Text by Sam Wasson, from an essay to be published in the Spring 2025 issue of Gagosian Quarterly
Alex Israel explores and embraces pop culture as a global visual language. Deeply entwined with his hometown of Los Angeles, he traffics in the detritus of Hollywood film production—backdrops, sets, and props—while also inhabiting the roles of filmmaker, talk-show host, designer, and hologram. Israel’s art practice doubles as a brand, centered around a Southern Californian millennial lifestyle for which his iconic profile-in-shades Self-Portrait functions as a logo, mobilized across high-visibility platforms in the worlds of art, entertainment, fashion, and tech. Embedded within each of Israel’s endeavors are not only a landscape (of LA) and a portrait (of himself), but a savvy meditation on a world fueled by celebrity, product placement, and online influence.

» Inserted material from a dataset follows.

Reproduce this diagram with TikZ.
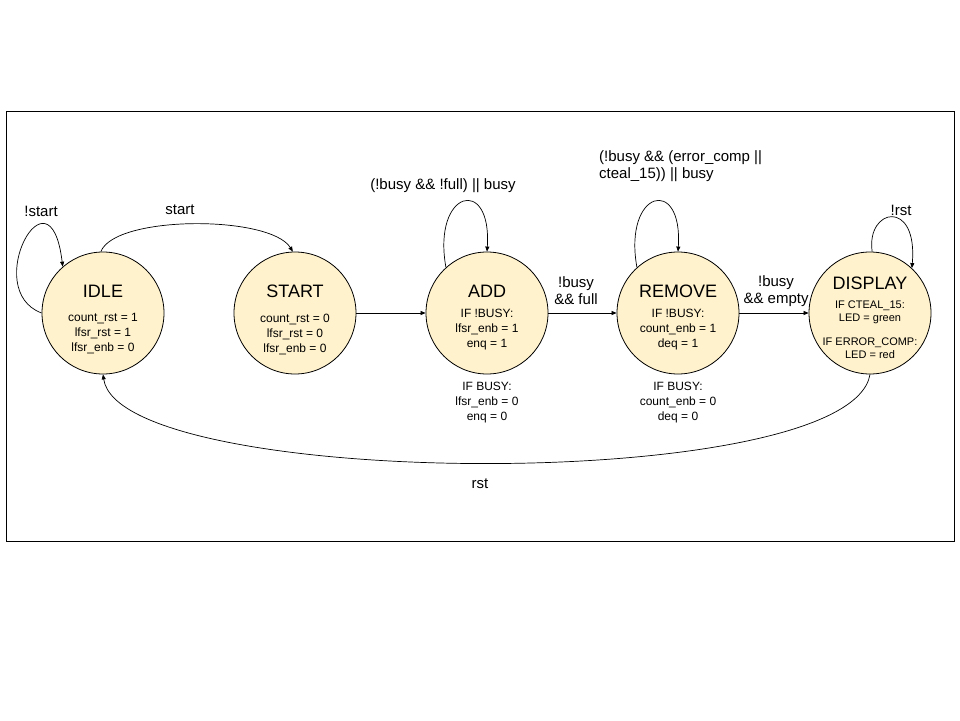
\documentclass[tikz,border=0pt]{standalone}
\usepackage{fontspec}
\setmainfont{Liberation Sans}
\usetikzlibrary{arrows.meta}
\definecolor{statefill}{HTML}{FFF2CC}
\begin{document}
\begin{tikzpicture}[x=1pt,y=-1pt,
  fsmstate/.style={circle, draw, fill=statefill, minimum size=122pt, inner sep=0pt, line width=0.8pt},
  titletext/.style={font=\fontsize{18}{21}\selectfont, inner sep=0pt},
  dettext/.style={font=\fontsize{12}{15}\selectfont, align=center, inner sep=0pt},
  smalltext/.style={font=\fontsize{11}{13}\selectfont, align=center, inner sep=0pt},
  lbl/.style={font=\fontsize{15}{17}\selectfont, align=center, inner sep=0pt},
  arr/.style={-{Triangle[length=5pt,width=4pt]}, line width=0.7pt}]
\useasboundingbox (0,0) rectangle (960,720);
\fill[white] (0,0) rectangle (960,720);
\draw[line width=0.8pt] (6,111) rectangle (954,541);

% states
\node[fsmstate] (idle) at (103,313) {};
\node[titletext] (idlet) at (103,291) {IDLE};
\node[dettext] (idled) at (103,334) {count\_rst = 1\\lfsr\_rst = 1\\lfsr\_enb = 0};

\node[fsmstate] (start) at (295,313) {};
\node[titletext] (startt) at (295,291) {START};
\node[dettext] (startd) at (295,334) {count\_rst = 0\\lfsr\_rst = 0\\lfsr\_enb = 0};

\node[fsmstate] (add) at (487,313) {};
\node[titletext] (addt) at (487,291) {ADD};
\node[dettext] (addd) at (487,330) {IF !BUSY:\\lfsr\_enb = 1\\enq = 1};
\node[dettext] (addb) at (487,403) {IF BUSY:\\lfsr\_enb = 0\\enq = 0};

\node[fsmstate] (remove) at (678,313) {};
\node[titletext] (removet) at (678,291) {REMOVE};
\node[dettext] (removed) at (678,330) {IF !BUSY:\\count\_enb = 1\\deq = 1};
\node[dettext] (removeb) at (678,403) {IF BUSY:\\count\_enb = 0\\deq = 0};

\node[fsmstate] (display) at (870,313) {};
\node[titletext] (displayt) at (870,283) {DISPLAY};
\node[smalltext] (displayd) at (870,330) {IF CTEAL\_15:\\LED = green\\[11pt]IF ERROR\_COMP:\\LED = red};

% connectors
\draw[arr] (idle.180) .. controls (-20,290) and (50,160) .. (idle.131);
\draw[arr] (idle.92) .. controls (115,215) and (270,215) .. (start.92);
\draw[arr] (start.east) -- (add.west);
\draw[arr] (add.132) .. controls (432,190) and (492,175) .. (add.north);
\draw[arr] (add.east) -- (remove.west);
\draw[arr] (remove.132) .. controls (623,190) and (683,175) .. (remove.north);
\draw[arr] (remove.east) -- (display.west);
\draw[arr] (display.88) .. controls (866,208) and (918,198) .. (display.47);
\draw[arr] (display.south) .. controls (850,495) and (120,490) .. (idle.south);

% labels
\node[lbl] (l1) at (41,211) {!start};
\node[lbl] (l2) at (180,210) {start};
\node[lbl] (l3) at (443,186) {(!busy \&\& !full) || busy};
\node[lbl] (l4) at (576,291) {!busy\\\&\& full};
\node[lbl, align=left, anchor=west] (l5) at (599,166) {(!busy \&\& (error\_comp ||\\cteal\_15)) || busy};
\node[lbl] (l6) at (776,291) {!busy\\\&\& empty};
\node[lbl] (l7) at (901,210) {!rst};
\node[lbl] (l8) at (480,484) {rst};
\end{tikzpicture}
\end{document}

Israel received a BA from Yale University, New Haven, Connecticut, in 2003, and an MFA from the University of Southern California, Los Angeles, in 2010. The following year, he began producing works at the Warner Bros. Design Studio in Burbank, California. These include Flats, a series of shaped panels airbrushed to suggest the distinctive gradients of LA sunsets, and Sky Backdrops, ethereal canvases depicting cloudy skies streaked with pink, blue, and orange. These series were born out of the set of As It Lays, a DIY talk show in which a deadpan Israel interviews celebrities about their everyday lives and routines as a form of portraiture. Israel’s Self-Portrait series began life as the show’s Hitchcock-inspired logo, evolving into color-block paintings on fiberglass panels, and ultimately into larger photorealistic paintings that feature the LA landscape, reflections on its culture industry, and clues to the artist’s process.